The Court then proceeded to consider the Defendant's section 58 defence
Counsel for the Claimant cross examined the highway inspector who had carried out the pre-accident driven inspection. It was put to him that as he did not get out of the vehicle to measure the depth of the defect, he could not assess the true severity. It was also put to him that he should have anticipated that it would deteriorate and so on 21st December 2015 it should have been marked up as a Category A repair. The highway inspector responded that he relied on his experience which meant that he did not need to get out of his vehicle and in any event, the locus was inspected on a monthly basis so he knew that that another inspection would be taking place a month later in any event.
The evidence of the inspector who attended post-accident on 11th January 2016 confirmed that he knew immediately, without having to measure the dimensions, that the defect presented as a Category A repair. He confirmed that any reasonable and competent inspector would also have recognised it as a Category A defect. If it had been in that state on 21st December 2015, he was confident that the inspector would have undoubtedly categorised it as 24-hour repair.
The Judge found that the highway inspector who had carried out the pre-accident highway inspection had exercised his considerable experience. He reached a conclusion that was justifiable and appropriate in the circumstances and deemed that the defect was not a significant risk. The Defendant had taken all reasonable steps to ensure that it did all that could be done, and the claim was dismissed.
As for contributory negligence, even though the Claimant's claim was unsuccessful the Judge indicated that he would have deducted one third from those damages as the Claimant should have seen the defect due to its size and due to it being daylight hours.

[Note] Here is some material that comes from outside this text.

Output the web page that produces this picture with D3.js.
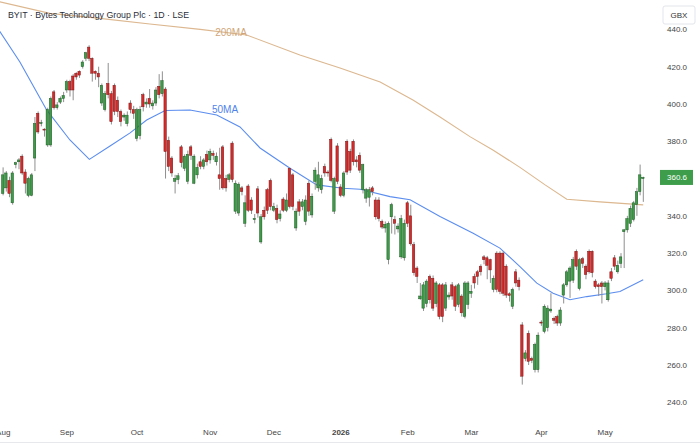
<!DOCTYPE html>
<html>
<head>
<meta charset="utf-8">
<script src="https://cdn.jsdelivr.net/npm/d3@7"></script>
<style>
  body { margin: 0; background: #fff; }
  svg { display: block; font-family: "Liberation Sans", Arial, sans-serif; }
</style>
</head>
<body>
<div id="chart"></div>
<script>
const svgWidth = 700, svgHeight = 445;

// daily candles, 1 Aug 2025 .. 20 May 2026 (LSE trading days)
const holidays = ["2025-08-25", "2025-12-25", "2025-12-26", "2026-01-01", "2026-04-03", "2026-04-06", "2026-05-04"];

const opens = [352,355,359,347,367.5,369,372,363.5,351,351, 371,395,389.5,386.5,378,378,406.5,398,401,403,
  407.5,412,415,416.5,417.5,420,424.5,430.5,424.5,417.5, 416.5,400.5,397,411,405.5,410,402,396,393,389.5,
  400.5,397,381.5,383,405,400,403,399,400.5,409.5, 405.5,408,380.5,371,358.5,359.5,377,365.5,358.5,377,
  357.5,362,369,366.5,373,370,373.5,369,362,377, 360,359.5,379,342.5,341.5,355,336,356,348.5,338,
  354.5,326,343,354,359,343,344,338.5,349,343, 365.5,362,333.5,347.5,345,337,357.5,340.5,358.5,355,
  354,366.5,363.5,381,342.5,377.5,355.5,351,380,374.5, 380,370,372.5,354,349.5,350,355,348.5,348.5,337,
  333.5,316.5,339.5,338,333,318,317.5,347,340,324.5, 312,295.5,290.5,293,307.5,306.5,293,303,303,290.5,
  296.5,303,302,292.5,297,286,292.5,298.5,307.5,310, 313,318,317.5,316.5,300.5,320,320,320,313,298.2,
  291.5,310,305.5,281.5,263.5,277,263.5,257.5,257.5,283, 278,280,289,285,286,282.5,297.5,303,305,305.5,
  321,301,317,313,321,321,305,303,304,302, 295,310,317.5,310,314.5,331.5,332.5,336,338,346,
  353,360];
const highs = [366,364,361,364,369,371,373,365,361,363, 393,396,391.5,387,398,404,407.5,401,404,406.5,
  413,413,416,417,418,423.5,428,431.5,425,418, 420,411,407,422,407,411,404,397,395,396,
  402,399,398,399,406,403,408,402,409,416, 417.5,409,382.5,372,362,363,378,373,375,378,
  373,368,372,371,375,376,375,374,376.5,378, 362,363,380,359,358,356,351,357,350,341,
  356,341,345,355,360,347,346,343,350,352, 366,363,344,349,349,351,359,352,366,369,
  362,368,364.5,382,361,379,357,364,381,376, 381,372,374,368,355,355.5,356,350,350,338,
  337,337,347,340,336,340.5,338,348,346,326, 313,304,304.5,306,308.5,308,305,304,304,304.5,
  299,304.5,303,304,298,305,305,303,309,311, 314,319,318.5,317,308,321,321,321,314,299,
  301.5,311.5,307,283,268,278.5,264.5,272,277.5,284, 292.5,292,298.5,286,287,291,304,311,313,318,
  322,317.5,318,314,322,321.5,306,304,305,305, 305.5,312,319,316,320,333,340,345.5,348,355,
  367.5,361];
const lows = [351,353,350,346,365.5,365,362,352,350,350.5, 364,384,388,382.5,377,377,397,397,400,401,
  406,404,402,413,414,419,423,423,412,413, 409,399,396,403,389,394,393,388,391,388,
  395,392,380,381,396,398,398,397,399,403, 404,360,364,361,352,357,366,364,357,370,
  357,360,365,365,367,368,370,367,354,354, 353,358,358,341,340,351,334,342,341,336,
  339,325,338,341,343,342,336,337,342,342, 344,343,332,340,343,335,340,339,354,353,
  352,361,361,358,341,357,350,350,362,363, 367,366,363,352,347,345,351,338,337,333,
  331,314,330.5,330,331,317,316,334,324,308, 304,295,289,291,293,289,291,284.5,283,289,
  295,295,289,291,286,285,290,296,301,303, 308,314,306,304,299,299,298,297,296,294,
  290,302,300,249.5,262,260,261,256,256,281, 277,278,288,282,281,281,293,302,296,304,
  311,300,312,306,309,307,301,297,293,300, 294,305,311,309,312,312,331,334,337,340,
  351,347.5];
const closes = [362,363,352,363,368.5,370,363,357.5,360,362, 389.5,385,390,386,397,403,398,399.5,403,404.5,
  412,407.5,407.5,414.5,415.5,422.5,427.5,424.5,416.5,416.5, 414.5,410,405.5,405,390.5,396,396,390.5,394,394,
  397,395,397,397,398.5,401,400,400.5,407.5,405, 412.5,374.5,366.5,363,360,361.5,368.5,372,373,372.5,
  372,366,366.5,370,369,374.5,372.5,372,360,355, 355,362,359.5,357.5,357,353,347,343,343,338.5,
  341.5,339.5,339.5,343,345,345,338,341,343,348.5, 345,345,342.5,342.5,347.5,348.5,342.5,350.5,364.5,362,
  360,363,363,359,360,358.5,351,363,363.5,364.5, 369,369,364.5,367.5,354,354,353,339.5,338.5,334,
  335.5,336,346,336,334.5,338.5,336,336,325,309.5, 307.5,297,303,305,295,290.5,304,286,286,303,
  297.5,297,291.5,303,288,304,304,299.5,304,307.5, 310,316.5,313.5,311,306.5,300.5,299.5,298.5,297.5,297.3,
  300.5,304,302,254,266.5,262,262.5,271,276,282.5, 291.5,290.5,290,284,282.5,289.5,303,310,312,316.5,
  313,316.5,314.5,308.5,310,309.5,302,302,302,304, 304,306.5,313,313.5,318,332.5,338.5,344,347,353,
  362,360.6];

// moving averages: [trading-day index, price]
const ma50 = [[-1,439.1],[5.4,422.5],[13.8,396.8],[21.1,380.7],[27.2,370.3],[33.7,377.5],[40,384.5],[45.2,391.4],
  [51,396.5],[58.8,396.8],[67.2,394.1],[74.5,387.7],[80.8,376.4],[90.2,365.5],[98.6,356.6],[106.8,354.8],
  [112.2,354.3],[121.6,350.3],[127.9,348.6],[137.3,339.6],[147.7,330.7],[156.1,322.7],[162.4,312.8],
  [167.7,303.9],[172.8,298.5],[178.1,295],[183.4,296.7],[189.6,298.2],[193.8,299.4],[201.1,305.7]];
const ma200 = [[-1,454.8],[14.8,448.6],[30.5,445.9],[46.2,442.9],[62,440],[76.6,437],[93.3,426.3],
  [105.9,419.3],[118.5,411.8],[128.8,402.1],[137.3,393],[146.7,382.5],[153.9,375.3],[162.4,366],
  [170.3,356.6],[177.1,348.9],[187.5,347.5],[201.1,345.9]];

const monthLabels = ["Aug", "Sep", "Oct", "Nov", "Dec", "2026", "Feb", "Mar", "Apr", "May"];
const priceTicks = [240, 260, 280, 300, 320, 340, 360, 380, 400, 420, 440];
const lastPrice = 360.6;

// trading calendar
const fmt = d3.timeFormat("%Y-%m-%d");
const dates = d3.timeDay.range(new Date(2025, 7, 1), new Date(2026, 4, 21))
    .filter(d => d.getDay() != 0 && d.getDay() != 6 && !holidays.includes(fmt(d)));
const data = dates.map((d, i) => ({date: d, o: opens[i], h: highs[i], l: lows[i], c: closes[i]}));
const monthIdx = [];
dates.forEach((d, i) => { if (i == 0 || d.getMonth() != dates[i - 1].getMonth()) monthIdx.push(i); });

const svg = d3.select('#chart')
    .append('svg')
    .attr('width', svgWidth)
    .attr('height', svgHeight);

// scales
const xScale = d3.scaleLinear()
    .domain([0, dates.length - 1])
    .range([2.7, 642.9]);

const yScale = d3.scaleLinear()
    .domain([240, 440])
    .range([402.3, 29.4]);

svg.append('clipPath').attr('id', 'plot-clip')
    .append('rect').attr('x', 0).attr('y', 0).attr('width', 655).attr('height', 418);

const plot = svg.append('g').attr('clip-path', 'url(#plot-clip)');

// moving averages
const line = d3.line().x(d => xScale(d[0])).y(d => yScale(d[1]));
plot.append('path').datum(ma200)
    .attr('d', line).attr('fill', 'none')
    .attr('stroke', '#dcb78f').attr('stroke-width', 1.1);
plot.append('path').datum(ma50)
    .attr('d', line).attr('fill', 'none')
    .attr('stroke', '#5b8def').attr('stroke-width', 1.1);

// candles
const candles = plot.selectAll('g.candle')
    .data(data)
    .join('g')
    .attr('class', 'candle');

candles.append('line')
    .attr('x1', (d, i) => xScale(i) + 0.4)
    .attr('x2', (d, i) => xScale(i) + 0.4)
    .attr('y1', d => yScale(d.h))
    .attr('y2', d => yScale(d.l))
    .attr('stroke', '#8f8f8f')
    .attr('stroke-width', 1);

candles.append('rect')
    .attr('x', (d, i) => xScale(i) - 1.2)
    .attr('width', 2.4)
    .attr('y', d => yScale(Math.max(d.o, d.c)))
    .attr('height', d => Math.max(0.8, Math.abs(yScale(d.o) - yScale(d.c))))
    .attr('fill', d => d.c >= d.o ? '#3e9b48' : '#d42b2b')
    .attr('stroke', d => d.c >= d.o ? '#1d5a24' : '#7a1818')
    .attr('stroke-width', 0.5);

// MA labels
svg.append('text').attr('x', 231).attr('y', 36)
    .attr('text-anchor', 'middle').attr('font-size', 10)
    .attr('fill', '#d0a678').text('200MA');
svg.append('text').attr('x', 225).attr('y', 113)
    .attr('text-anchor', 'middle').attr('font-size', 10)
    .attr('fill', '#4f83ea').text('50MA');

// title
svg.append('text').attr('x', 8).attr('y', 18)
    .attr('font-size', 8.8).attr('fill', '#2a2e39')
    .text('BYIT · Bytes Technology Group Plc · 1D · LSE');

// y axis
const yAxis = svg.append('g')
    .attr('transform', 'translate(677,0)')
    .call(d3.axisRight(yScale).tickValues(priceTicks).tickFormat(d3.format('.1f')).tickSize(0).tickPadding(0));
yAxis.select('.domain').remove();
yAxis.selectAll('text')
    .attr('text-anchor', 'middle')
    .attr('font-size', 8)
    .attr('fill', '#444')
    .attr('font-family', '"Liberation Sans", Arial, sans-serif');

// currency box covering the top label
svg.append('rect').attr('x', 658).attr('y', 0).attr('width', 42).attr('height', 27).attr('fill', '#fff');
svg.append('rect').attr('x', 663).attr('y', 6).attr('width', 32).attr('height', 18)
    .attr('rx', 2).attr('fill', '#fff').attr('stroke', '#e3e5ea');
svg.append('text').attr('x', 679).attr('y', 18).attr('text-anchor', 'middle')
    .attr('font-size', 8).attr('fill', '#333').text('GBX');

// last price badge
svg.append('rect').attr('x', 660).attr('y', yScale(lastPrice) - 7.5)
    .attr('width', 33).attr('height', 15).attr('fill', '#3d9d4a');
svg.append('text').attr('x', 677).attr('y', yScale(lastPrice) + 3)
    .attr('text-anchor', 'middle').attr('font-size', 8).attr('fill', '#fff')
    .text(d3.format('.1f')(lastPrice));

// x axis
const xAxis = svg.append('g')
    .attr('transform', 'translate(0,429)')
    .call(d3.axisBottom(xScale).tickValues(monthIdx).tickFormat((d, i) => monthLabels[i]).tickSize(0).tickPadding(0));
xAxis.select('.domain').remove();
xAxis.selectAll('text')
    .attr('font-size', 8)
    .attr('fill', '#444')
    .attr('font-weight', (d, i) => monthLabels[i] == '2026' ? 'bold' : null)
    .attr('font-family', '"Liberation Sans", Arial, sans-serif');

svg.append('line').attr('x1', 0).attr('x2', svgWidth).attr('y1', 442.5).attr('y2', 442.5)
    .attr('stroke', '#e6e8ec');
</script>
</body>
</html>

We are delighted with the outcome of this claim. When the area was inspected post-accident, the highway inspector concluded that it was a significant risk to the public and ordered a 24-hour repair. He referred to an area of repair measuring two metres, which was eight times the area that noted during the driven inspection. Potholes can deteriorate rapidly in winter; it is not possible to predict the rate of deterioration as it is dependent on a number of factors, such as the weather. The Judge was satisfied that the council had taken reasonable steps and the highway inspector was able to adequately justify the decision taken during the December driven inspection which was made in accordance with the matrix set out in the Code of Practice (which was not challenged at Court).